“You have to eat it, to save it.”

“You have to eat it, to save it.”

Last spring, I was driving back from my morel bonanza, when I came across a small herd of buffalo. There were maybe twenty or thirty of them — cows with calves, a few bulls — enormous, shaggy beasts standing in a swale that green we only get in the spring, with the backside of the Absaroka range rising behind them. It gave you a sense of what it must have been like when this country sustained great herds of buffalo. It was at once an inspiring and disheartening sight. They were so lovely, and there were so few of them.

Last week, the New York Times food section had an article “Home Again on the Kitchen Range” on the second coming of the buffalo market. Buffalo are interesting as a ranch animal, since they are not actually domesticated. They remain wild animals, even on a ranch. Personally, I don’t eat as much bison as I do elk and antelope, mostly because you can’t really hunt them (there’s a small and controversial hunting season on bison that cross out of Yellowstone Park into Montana). You can buy bison easily around here, and it’s delicious — I’m particularly fond of Cinnamon-Chile Short Ribs made with bison. What I found interesting in the NY Times piece is that part of the reason bison didn’t do so well the first time around is that people wanted just the prime cuts — the steaks and chops. In the intervening years, braising has made a comeback in both haute and ordinary cuisine, and if you’re going to eat game, or if you’re going to really use those domestic animals we eat for meat, then you’re going to have to learn to cook more than a steak or a chop. As Rick Bayless said when I interviewed him a couple of years ago: “you have to know how to cook. The job of the cooking schools is to teach how to utilize other cuts. I mean,“ he continues, “anyone can sauté off a lamb chop.”

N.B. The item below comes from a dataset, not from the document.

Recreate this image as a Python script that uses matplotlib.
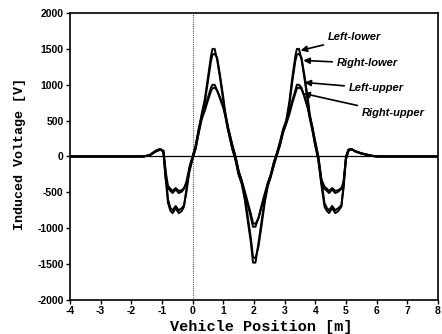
import matplotlib
matplotlib.use("Agg")
import matplotlib.pyplot as plt

plt.rcParams['axes.unicode_minus'] = False

# vehicle position [m]
pos = [-4.0, -1.6, -1.4, -1.2, -1.05, -0.95, -0.88, -0.8, -0.72, -0.65,
       -0.55, -0.45, -0.35, -0.28, -0.2, -0.1, 0.0, 0.1, 0.2, 0.3,
       0.4, 0.5, 0.6, 0.65, 0.72, 0.8, 0.9, 1.0, 1.05, 1.15,
       1.3, 1.4, 1.5, 1.6, 1.7, 1.8, 1.9, 1.97, 2.05, 2.15,
       2.25, 2.35, 2.45, 2.55, 2.65, 2.75, 2.85, 2.95, 3.05, 3.15,
       3.25, 3.35, 3.4, 3.47, 3.55, 3.65, 3.75, 3.82, 3.9, 4.0,
       4.1, 4.2, 4.3, 4.38, 4.45, 4.55, 4.65, 4.75, 4.85, 4.92,
       5.0, 5.08, 5.18, 5.3, 5.5, 5.8, 6.0, 8.0]

# induced voltage [V]
left_lower = [0, 0, 20, 80, 105, 60, -300, -650, -760, -790,
              -720, -790, -760, -700, -450, -150, 0, 150, 380, 600,
              800, 1100, 1400, 1500, 1500, 1350, 1080, 780, 620, 380,
              100, -50, -250, -380, -600, -900, -1200, -1480, -1480, -1200,
              -900, -600, -380, -250, -80, 50, 200, 380, 500, 750,
              1100, 1400, 1500, 1500, 1350, 1080, 780, 550, 380, 150,
              -50, -400, -700, -760, -790, -720, -790, -760, -700, -400,
              0, 95, 105, 70, 40, 10, 0, 0]
right_lower = [0, 0, 15, 70, 95, 80, -200, -600, -720, -750,
               -690, -750, -720, -680, -500, -200, -30, 110, 330, 560,
               760, 1040, 1330, 1420, 1430, 1380, 1120, 830, 660, 420,
               150, 0, -200, -340, -540, -840, -1140, -1400, -1420, -1250,
               -960, -650, -420, -280, -120, 20, 160, 340, 470, 700,
               1040, 1330, 1420, 1430, 1380, 1120, 830, 590, 420, 200,
               0, -330, -650, -720, -750, -690, -750, -720, -680, -450,
               -40, 80, 100, 75, 45, 15, 0, 0]
left_upper = [0, 0, 20, 80, 105, 60, -300, -440, -480, -510,
              -460, -510, -490, -450, -350, -150, 0, 150, 380, 560,
              680, 820, 960, 1000, 1000, 920, 800, 680, 590, 380,
              100, -50, -250, -370, -520, -680, -850, -980, -980, -850,
              -680, -520, -370, -250, -80, 50, 200, 370, 480, 620,
              780, 920, 1000, 1000, 960, 820, 680, 530, 380, 150,
              -50, -380, -450, -480, -510, -460, -510, -490, -450, -350,
              0, 95, 105, 70, 40, 10, 0, 0]
right_upper = [0, 0, 15, 70, 95, 80, -200, -410, -450, -480,
               -440, -480, -470, -440, -380, -200, -30, 110, 330, 520,
               640, 780, 910, 950, 960, 920, 820, 700, 620, 420,
               150, 0, -200, -330, -480, -640, -800, -930, -940, -860,
               -700, -550, -400, -280, -120, 20, 160, 330, 450, 580,
               740, 880, 950, 960, 940, 840, 700, 560, 420, 200,
               0, -320, -420, -450, -480, -440, -480, -470, -440, -380,
               -40, 80, 100, 75, 45, 15, 0, 0]

# labels and where the arrows point
names = ['Left-lower', 'Right-lower', 'Left-upper', 'Right-upper']
tips = [(3.52, 1478), (3.61, 1339), (3.65, 1032), (3.61, 879)]
text_at = [(4.40, 1660), (4.69, 1297), (5.08, 948), (5.51, 600)]

fig = plt.figure(figsize=(4.42, 3.34), dpi=100)
ax = fig.add_axes([0.158, 0.102, 0.833, 0.859])

ax.axhline(0, color='black', lw=0.9, zorder=1)
ax.axvline(0, color='#555555', lw=0.8, linestyle=(0, (1, 1)), zorder=1)

for ys in [left_lower, right_lower, left_upper, right_upper]:
    ax.plot(pos, ys, color='black', lw=1.4, zorder=2)

for name, tip, txt in zip(names, tips, text_at):
    ax.annotate(name, xy=tip, xytext=txt, ha='left', va='center',
                fontsize=8, fontweight='bold', fontstyle='italic',
                family='Liberation Sans',
                arrowprops=dict(arrowstyle='-|>', color='black', lw=1.2,
                                mutation_scale=9, shrinkA=1, shrinkB=0))

ax.set_xlim(-4, 8)
ax.set_ylim(-2000, 2000)
ax.set_xticks(range(-4, 9))
ax.set_yticks(range(-2000, 2001, 500))
ax.tick_params(direction='out', length=3, width=1, labelsize=7.5, pad=1.5)
for lab in ax.get_xticklabels() + ax.get_yticklabels():
    lab.set_fontweight('bold')
    lab.set_family('Liberation Sans')
for sp in ax.spines.values():
    sp.set_linewidth(1.2)

ax.set_xlabel('Vehicle Position [m]', family='Liberation Mono',
              fontweight='bold', fontsize=11)
ax.set_ylabel('Induced Voltage [V]', family='Liberation Mono',
              fontweight='bold', fontsize=9.6)
ax.xaxis.set_label_coords(0.519, -0.07)
ax.yaxis.set_label_coords(-0.12, 0.509)

fig.savefig('out.png', dpi=100)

While the New York Times article focuses primarily on the grain- vs. grass-fed controversy among bison producers, and the way that bison appeals to consumers because it’s not as industrialized as beef, Dan O’Brien in his book Buffalo for the Broken Heart advocates for the return of bison to the great plains as a way of restoring the entire ecosystem — both human and natural. O’Brien was a cattle rancher for years (as well as a falconer) and he was going broke trying to raise cattle without destroying his land. In a fit of desperation, he tried buffalo. Buffalo, he discovered, can not only take care of themselves, but because the prairie grasses and the buffalo co-evolved over millions of years, running buffalo not only doesn’t damage the land in the way that running cattle does, but actually helps to restore it. I loved Buffalo for the Broken Heart when I read it a couple of years ago — not just the story of a man saving his ranch, it’s really the story of a man saving his own life. Sometimes it’s easy, I think, for people who don’t have much experience with the kind of deeply rural life that ranching entails to fall into the easy binary of “wild nature = good,” “ranching=bad” and O’Brien makes a good case for how by saving the buffalo, we might also be able to save a rural ranching tradition that is a crucial part of our cultural heritage.